Written exercise: Set the listing down unchanged, minus every embedded image.

-------------------------

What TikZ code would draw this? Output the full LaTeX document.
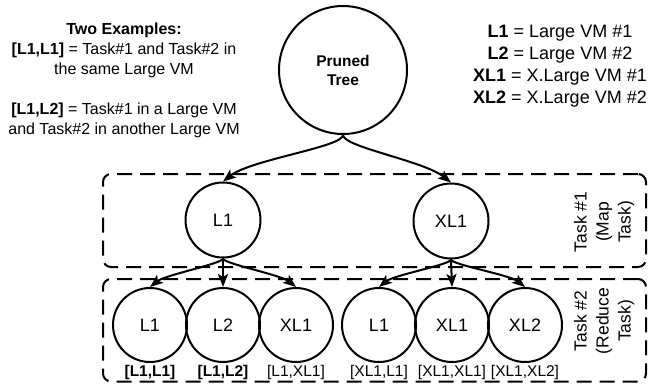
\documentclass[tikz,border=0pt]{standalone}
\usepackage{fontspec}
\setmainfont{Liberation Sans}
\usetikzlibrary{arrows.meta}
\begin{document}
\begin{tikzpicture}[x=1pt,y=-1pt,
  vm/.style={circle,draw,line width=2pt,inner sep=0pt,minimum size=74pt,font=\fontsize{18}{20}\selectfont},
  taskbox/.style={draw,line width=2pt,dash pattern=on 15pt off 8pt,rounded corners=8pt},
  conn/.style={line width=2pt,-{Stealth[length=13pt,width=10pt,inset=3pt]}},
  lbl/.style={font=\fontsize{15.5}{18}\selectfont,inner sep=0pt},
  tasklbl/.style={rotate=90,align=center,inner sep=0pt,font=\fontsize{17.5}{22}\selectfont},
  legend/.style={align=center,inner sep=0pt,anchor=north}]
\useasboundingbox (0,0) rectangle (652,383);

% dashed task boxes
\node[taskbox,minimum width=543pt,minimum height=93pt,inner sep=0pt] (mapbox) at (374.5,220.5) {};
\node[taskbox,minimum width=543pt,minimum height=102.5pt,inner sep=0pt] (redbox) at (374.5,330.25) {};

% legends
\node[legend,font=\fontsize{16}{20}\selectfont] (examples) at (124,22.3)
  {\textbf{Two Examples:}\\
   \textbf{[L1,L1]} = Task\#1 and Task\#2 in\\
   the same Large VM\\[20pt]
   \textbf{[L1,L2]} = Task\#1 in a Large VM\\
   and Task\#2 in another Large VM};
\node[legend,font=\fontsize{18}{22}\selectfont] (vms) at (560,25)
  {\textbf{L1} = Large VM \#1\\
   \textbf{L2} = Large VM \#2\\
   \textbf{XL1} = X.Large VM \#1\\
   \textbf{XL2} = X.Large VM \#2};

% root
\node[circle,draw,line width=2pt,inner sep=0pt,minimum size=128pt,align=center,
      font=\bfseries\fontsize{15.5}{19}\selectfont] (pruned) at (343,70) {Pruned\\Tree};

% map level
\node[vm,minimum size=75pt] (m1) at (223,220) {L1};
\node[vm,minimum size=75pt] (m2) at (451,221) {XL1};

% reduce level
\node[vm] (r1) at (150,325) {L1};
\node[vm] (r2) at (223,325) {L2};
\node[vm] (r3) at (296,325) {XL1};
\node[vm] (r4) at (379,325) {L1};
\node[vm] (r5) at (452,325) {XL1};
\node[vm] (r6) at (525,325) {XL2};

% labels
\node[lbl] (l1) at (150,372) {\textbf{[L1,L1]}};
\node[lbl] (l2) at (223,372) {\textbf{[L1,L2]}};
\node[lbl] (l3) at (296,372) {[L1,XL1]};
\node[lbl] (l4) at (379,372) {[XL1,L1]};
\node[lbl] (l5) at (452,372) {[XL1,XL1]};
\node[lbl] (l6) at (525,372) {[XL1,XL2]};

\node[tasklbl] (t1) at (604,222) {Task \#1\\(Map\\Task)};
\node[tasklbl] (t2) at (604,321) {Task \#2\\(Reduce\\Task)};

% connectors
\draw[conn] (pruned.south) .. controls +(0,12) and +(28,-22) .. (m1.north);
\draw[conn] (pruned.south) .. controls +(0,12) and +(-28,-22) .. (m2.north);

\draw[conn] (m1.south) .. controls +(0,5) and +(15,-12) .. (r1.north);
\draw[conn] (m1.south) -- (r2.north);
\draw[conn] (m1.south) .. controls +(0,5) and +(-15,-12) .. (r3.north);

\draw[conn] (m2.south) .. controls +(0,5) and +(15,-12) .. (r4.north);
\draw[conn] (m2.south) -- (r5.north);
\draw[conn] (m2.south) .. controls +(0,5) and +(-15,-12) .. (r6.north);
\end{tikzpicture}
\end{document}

-------------------------

Complete response:
What TikZ code would draw this? Output the full LaTeX document.
\documentclass[tikz,border=0pt]{standalone}
\usepackage{fontspec}
\setmainfont{Liberation Sans}
\usetikzlibrary{arrows.meta}
\begin{document}
\begin{tikzpicture}[x=1pt,y=-1pt,
  vm/.style={circle,draw,line width=2pt,inner sep=0pt,minimum size=74pt,font=\fontsize{18}{20}\selectfont},
  taskbox/.style={draw,line width=2pt,dash pattern=on 15pt off 8pt,rounded corners=8pt},
  conn/.style={line width=2pt,-{Stealth[length=13pt,width=10pt,inset=3pt]}},
  lbl/.style={font=\fontsize{15.5}{18}\selectfont,inner sep=0pt},
  tasklbl/.style={rotate=90,align=center,inner sep=0pt,font=\fontsize{17.5}{22}\selectfont},
  legend/.style={align=center,inner sep=0pt,anchor=north}]
\useasboundingbox (0,0) rectangle (652,383);

% dashed task boxes
\node[taskbox,minimum width=543pt,minimum height=93pt,inner sep=0pt] (mapbox) at (374.5,220.5) {};
\node[taskbox,minimum width=543pt,minimum height=102.5pt,inner sep=0pt] (redbox) at (374.5,330.25) {};

% legends
\node[legend,font=\fontsize{16}{20}\selectfont] (examples) at (124,22.3)
  {\textbf{Two Examples:}\\
   \textbf{[L1,L1]} = Task\#1 and Task\#2 in\\
   the same Large VM\\[20pt]
   \textbf{[L1,L2]} = Task\#1 in a Large VM\\
   and Task\#2 in another Large VM};
\node[legend,font=\fontsize{18}{22}\selectfont] (vms) at (560,25)
  {\textbf{L1} = Large VM \#1\\
   \textbf{L2} = Large VM \#2\\
   \textbf{XL1} = X.Large VM \#1\\
   \textbf{XL2} = X.Large VM \#2};

% root
\node[circle,draw,line width=2pt,inner sep=0pt,minimum size=128pt,align=center,
      font=\bfseries\fontsize{15.5}{19}\selectfont] (pruned) at (343,70) {Pruned\\Tree};

% map level
\node[vm,minimum size=75pt] (m1) at (223,220) {L1};
\node[vm,minimum size=75pt] (m2) at (451,221) {XL1};

% reduce level
\node[vm] (r1) at (150,325) {L1};
\node[vm] (r2) at (223,325) {L2};
\node[vm] (r3) at (296,325) {XL1};
\node[vm] (r4) at (379,325) {L1};
\node[vm] (r5) at (452,325) {XL1};
\node[vm] (r6) at (525,325) {XL2};

% labels
\node[lbl] (l1) at (150,372) {\textbf{[L1,L1]}};
\node[lbl] (l2) at (223,372) {\textbf{[L1,L2]}};
\node[lbl] (l3) at (296,372) {[L1,XL1]};
\node[lbl] (l4) at (379,372) {[XL1,L1]};
\node[lbl] (l5) at (452,372) {[XL1,XL1]};
\node[lbl] (l6) at (525,372) {[XL1,XL2]};

\node[tasklbl] (t1) at (604,222) {Task \#1\\(Map\\Task)};
\node[tasklbl] (t2) at (604,321) {Task \#2\\(Reduce\\Task)};

% connectors
\draw[conn] (pruned.south) .. controls +(0,12) and +(28,-22) .. (m1.north);
\draw[conn] (pruned.south) .. controls +(0,12) and +(-28,-22) .. (m2.north);

\draw[conn] (m1.south) .. controls +(0,5) and +(15,-12) .. (r1.north);
\draw[conn] (m1.south) -- (r2.north);
\draw[conn] (m1.south) .. controls +(0,5) and +(-15,-12) .. (r3.north);

\draw[conn] (m2.south) .. controls +(0,5) and +(15,-12) .. (r4.north);
\draw[conn] (m2.south) -- (r5.north);
\draw[conn] (m2.south) .. controls +(0,5) and +(-15,-12) .. (r6.north);
\end{tikzpicture}
\end{document}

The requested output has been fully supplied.